▸ **Given material**
□ □ □
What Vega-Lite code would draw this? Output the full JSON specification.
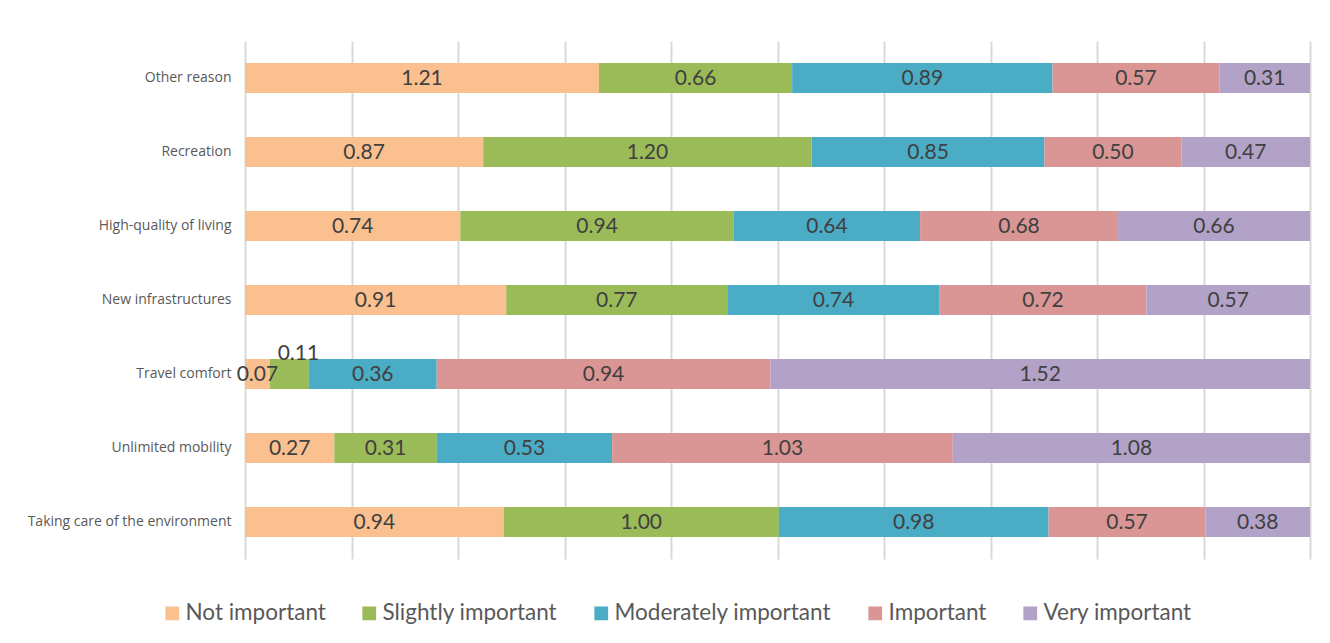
{
  "$schema": "https://vega.github.io/schema/vega-lite/v6.json",
  "width": 1065,
  "height": 518,
  "autosize": "none",
  "padding": {"left": 245, "top": 41, "right": 20, "bottom": 84},
  "background": "white",
  "config": {"view": {"stroke": null}, "font": "Lato"},
  "data": {"values": [
    {"reason": "Other reason", "level": "Not important", "rank": 1, "value": 1.21},
    {"reason": "Other reason", "level": "Slightly important", "rank": 2, "value": 0.66},
    {"reason": "Other reason", "level": "Moderately important", "rank": 3, "value": 0.89},
    {"reason": "Other reason", "level": "Important", "rank": 4, "value": 0.57},
    {"reason": "Other reason", "level": "Very important", "rank": 5, "value": 0.31},
    {"reason": "Recreation", "level": "Not important", "rank": 1, "value": 0.87},
    {"reason": "Recreation", "level": "Slightly important", "rank": 2, "value": 1.20},
    {"reason": "Recreation", "level": "Moderately important", "rank": 3, "value": 0.85},
    {"reason": "Recreation", "level": "Important", "rank": 4, "value": 0.50},
    {"reason": "Recreation", "level": "Very important", "rank": 5, "value": 0.47},
    {"reason": "High-quality of living", "level": "Not important", "rank": 1, "value": 0.74},
    {"reason": "High-quality of living", "level": "Slightly important", "rank": 2, "value": 0.94},
    {"reason": "High-quality of living", "level": "Moderately important", "rank": 3, "value": 0.64},
    {"reason": "High-quality of living", "level": "Important", "rank": 4, "value": 0.68},
    {"reason": "High-quality of living", "level": "Very important", "rank": 5, "value": 0.66},
    {"reason": "New infrastructures", "level": "Not important", "rank": 1, "value": 0.91},
    {"reason": "New infrastructures", "level": "Slightly important", "rank": 2, "value": 0.77},
    {"reason": "New infrastructures", "level": "Moderately important", "rank": 3, "value": 0.74},
    {"reason": "New infrastructures", "level": "Important", "rank": 4, "value": 0.72},
    {"reason": "New infrastructures", "level": "Very important", "rank": 5, "value": 0.57},
    {"reason": "Travel comfort", "level": "Not important", "rank": 1, "value": 0.07},
    {"reason": "Travel comfort", "level": "Slightly important", "rank": 2, "value": 0.11},
    {"reason": "Travel comfort", "level": "Moderately important", "rank": 3, "value": 0.36},
    {"reason": "Travel comfort", "level": "Important", "rank": 4, "value": 0.94},
    {"reason": "Travel comfort", "level": "Very important", "rank": 5, "value": 1.52},
    {"reason": "Unlimited mobility", "level": "Not important", "rank": 1, "value": 0.27},
    {"reason": "Unlimited mobility", "level": "Slightly important", "rank": 2, "value": 0.31},
    {"reason": "Unlimited mobility", "level": "Moderately important", "rank": 3, "value": 0.53},
    {"reason": "Unlimited mobility", "level": "Important", "rank": 4, "value": 1.03},
    {"reason": "Unlimited mobility", "level": "Very important", "rank": 5, "value": 1.08},
    {"reason": "Taking care of the environment", "level": "Not important", "rank": 1, "value": 0.94},
    {"reason": "Taking care of the environment", "level": "Slightly important", "rank": 2, "value": 1.00},
    {"reason": "Taking care of the environment", "level": "Moderately important", "rank": 3, "value": 0.98},
    {"reason": "Taking care of the environment", "level": "Important", "rank": 4, "value": 0.57},
    {"reason": "Taking care of the environment", "level": "Very important", "rank": 5, "value": 0.38}
  ]},
  "transform": [
    {"stack": "value", "groupby": ["reason"], "sort": [{"field": "rank", "order": "ascending"}], "offset": "normalize", "as": ["x0", "x1"]},
    {"calculate": "(datum.x0 + datum.x1) / 2", "as": "xmid"}
  ],
  "encoding": {
    "y": {
      "field": "reason", "type": "nominal",
      "sort": ["Other reason", "Recreation", "High-quality of living", "New infrastructures", "Travel comfort", "Unlimited mobility", "Taking care of the environment"],
      "scale": {"paddingInner": 0.595, "paddingOuter": 0.2975},
      "axis": {"title": null, "ticks": false, "domain": false, "labelFontSize": 14, "labelColor": "#595959", "labelPadding": 14, "labelFont": "Open Sans", "labelLimit": 0}
    }
  },
  "layer": [
    {
      "mark": {"type": "bar"},
      "encoding": {
        "x": {"field": "x0", "type": "quantitative", "scale": {"domain": [0, 1], "nice": false},
          "axis": {"title": null, "labels": false, "ticks": false, "domain": false, "grid": true, "gridColor": "#d9d9d9", "gridWidth": 2, "values": [0, 0.1, 0.2, 0.3, 0.4, 0.5, 0.6, 0.7, 0.8, 0.9, 1.0]}},
        "x2": {"field": "x1"},
        "color": {
          "field": "level", "type": "nominal",
          "scale": {"domain": ["Not important", "Slightly important", "Moderately important", "Important", "Very important"],
                    "range": ["#FAC090", "#9BBB59", "#4BACC6", "#D99694", "#B3A2C7"]},
          "legend": {"title": null, "orient": "none", "direction": "horizontal", "legendX": -84, "legendY": 561,
                     "symbolType": "square", "symbolSize": 190, "symbolStrokeWidth": 0, "symbolOpacity": 1,
                     "labelFontSize": 22.5, "labelColor": "#595959", "labelFont": "Lato", "labelLimit": 0, "columnPadding": 32, "labelOffset": 2}
        }
      }
    },
    {
      "transform": [{"filter": "!(datum.reason == 'Travel comfort' && datum.rank == 2)"}],
      "mark": {"type": "text", "fontSize": 21, "color": "#404040", "baseline": "middle", "align": "center", "dy": 1},
      "encoding": {
        "x": {"field": "xmid", "type": "quantitative"},
        "text": {"field": "value", "type": "quantitative", "format": ".2f"}
      }
    },
    {
      "transform": [{"filter": "datum.reason == 'Travel comfort' && datum.rank == 2"}],
      "mark": {"type": "text", "fontSize": 21, "color": "#404040", "baseline": "middle", "align": "center", "dy": -20, "dx": 9},
      "encoding": {
        "x": {"field": "xmid", "type": "quantitative"},
        "text": {"field": "value", "type": "quantitative", "format": ".2f"}
      }
    }
  ]
}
□ □ □
Write out the listing above exactly as it stands, pictures excluded.

What Vega-Lite code would draw this? Output the full JSON specification.
{
  "$schema": "https://vega.github.io/schema/vega-lite/v6.json",
  "width": 1065,
  "height": 518,
  "autosize": "none",
  "padding": {"left": 245, "top": 41, "right": 20, "bottom": 84},
  "background": "white",
  "config": {"view": {"stroke": null}, "font": "Lato"},
  "data": {"values": [
    {"reason": "Other reason", "level": "Not important", "rank": 1, "value": 1.21},
    {"reason": "Other reason", "level": "Slightly important", "rank": 2, "value": 0.66},
    {"reason": "Other reason", "level": "Moderately important", "rank": 3, "value": 0.89},
    {"reason": "Other reason", "level": "Important", "rank": 4, "value": 0.57},
    {"reason": "Other reason", "level": "Very important", "rank": 5, "value": 0.31},
    {"reason": "Recreation", "level": "Not important", "rank": 1, "value": 0.87},
    {"reason": "Recreation", "level": "Slightly important", "rank": 2, "value": 1.20},
    {"reason": "Recreation", "level": "Moderately important", "rank": 3, "value": 0.85},
    {"reason": "Recreation", "level": "Important", "rank": 4, "value": 0.50},
    {"reason": "Recreation", "level": "Very important", "rank": 5, "value": 0.47},
    {"reason": "High-quality of living", "level": "Not important", "rank": 1, "value": 0.74},
    {"reason": "High-quality of living", "level": "Slightly important", "rank": 2, "value": 0.94},
    {"reason": "High-quality of living", "level": "Moderately important", "rank": 3, "value": 0.64},
    {"reason": "High-quality of living", "level": "Important", "rank": 4, "value": 0.68},
    {"reason": "High-quality of living", "level": "Very important", "rank": 5, "value": 0.66},
    {"reason": "New infrastructures", "level": "Not important", "rank": 1, "value": 0.91},
    {"reason": "New infrastructures", "level": "Slightly important", "rank": 2, "value": 0.77},
    {"reason": "New infrastructures", "level": "Moderately important", "rank": 3, "value": 0.74},
    {"reason": "New infrastructures", "level": "Important", "rank": 4, "value": 0.72},
    {"reason": "New infrastructures", "level": "Very important", "rank": 5, "value": 0.57},
    {"reason": "Travel comfort", "level": "Not important", "rank": 1, "value": 0.07},
    {"reason": "Travel comfort", "level": "Slightly important", "rank": 2, "value": 0.11},
    {"reason": "Travel comfort", "level": "Moderately important", "rank": 3, "value": 0.36},
    {"reason": "Travel comfort", "level": "Important", "rank": 4, "value": 0.94},
    {"reason": "Travel comfort", "level": "Very important", "rank": 5, "value": 1.52},
    {"reason": "Unlimited mobility", "level": "Not important", "rank": 1, "value": 0.27},
    {"reason": "Unlimited mobility", "level": "Slightly important", "rank": 2, "value": 0.31},
    {"reason": "Unlimited mobility", "level": "Moderately important", "rank": 3, "value": 0.53},
    {"reason": "Unlimited mobility", "level": "Important", "rank": 4, "value": 1.03},
    {"reason": "Unlimited mobility", "level": "Very important", "rank": 5, "value": 1.08},
    {"reason": "Taking care of the environment", "level": "Not important", "rank": 1, "value": 0.94},
    {"reason": "Taking care of the environment", "level": "Slightly important", "rank": 2, "value": 1.00},
    {"reason": "Taking care of the environment", "level": "Moderately important", "rank": 3, "value": 0.98},
    {"reason": "Taking care of the environment", "level": "Important", "rank": 4, "value": 0.57},
    {"reason": "Taking care of the environment", "level": "Very important", "rank": 5, "value": 0.38}
  ]},
  "transform": [
    {"stack": "value", "groupby": ["reason"], "sort": [{"field": "rank", "order": "ascending"}], "offset": "normalize", "as": ["x0", "x1"]},
    {"calculate": "(datum.x0 + datum.x1) / 2", "as": "xmid"}
  ],
  "encoding": {
    "y": {
      "field": "reason", "type": "nominal",
      "sort": ["Other reason", "Recreation", "High-quality of living", "New infrastructures", "Travel comfort", "Unlimited mobility", "Taking care of the environment"],
      "scale": {"paddingInner": 0.595, "paddingOuter": 0.2975},
      "axis": {"title": null, "ticks": false, "domain": false, "labelFontSize": 14, "labelColor": "#595959", "labelPadding": 14, "labelFont": "Open Sans", "labelLimit": 0}
    }
  },
  "layer": [
    {
      "mark": {"type": "bar"},
      "encoding": {
        "x": {"field": "x0", "type": "quantitative", "scale": {"domain": [0, 1], "nice": false},
          "axis": {"title": null, "labels": false, "ticks": false, "domain": false, "grid": true, "gridColor": "#d9d9d9", "gridWidth": 2, "values": [0, 0.1, 0.2, 0.3, 0.4, 0.5, 0.6, 0.7, 0.8, 0.9, 1.0]}},
        "x2": {"field": "x1"},
        "color": {
          "field": "level", "type": "nominal",
          "scale": {"domain": ["Not important", "Slightly important", "Moderately important", "Important", "Very important"],
                    "range": ["#FAC090", "#9BBB59", "#4BACC6", "#D99694", "#B3A2C7"]},
          "legend": {"title": null, "orient": "none", "direction": "horizontal", "legendX": -84, "legendY": 561,
                     "symbolType": "square", "symbolSize": 190, "symbolStrokeWidth": 0, "symbolOpacity": 1,
                     "labelFontSize": 22.5, "labelColor": "#595959", "labelFont": "Lato", "labelLimit": 0, "columnPadding": 32, "labelOffset": 2}
        }
      }
    },
    {
      "transform": [{"filter": "!(datum.reason == 'Travel comfort' && datum.rank == 2)"}],
      "mark": {"type": "text", "fontSize": 21, "color": "#404040", "baseline": "middle", "align": "center", "dy": 1},
      "encoding": {
        "x": {"field": "xmid", "type": "quantitative"},
        "text": {"field": "value", "type": "quantitative", "format": ".2f"}
      }
    },
    {
      "transform": [{"filter": "datum.reason == 'Travel comfort' && datum.rank == 2"}],
      "mark": {"type": "text", "fontSize": 21, "color": "#404040", "baseline": "middle", "align": "center", "dy": -20, "dx": 9},
      "encoding": {
        "x": {"field": "xmid", "type": "quantitative"},
        "text": {"field": "value", "type": "quantitative", "format": ".2f"}
      }
    }
  ]
}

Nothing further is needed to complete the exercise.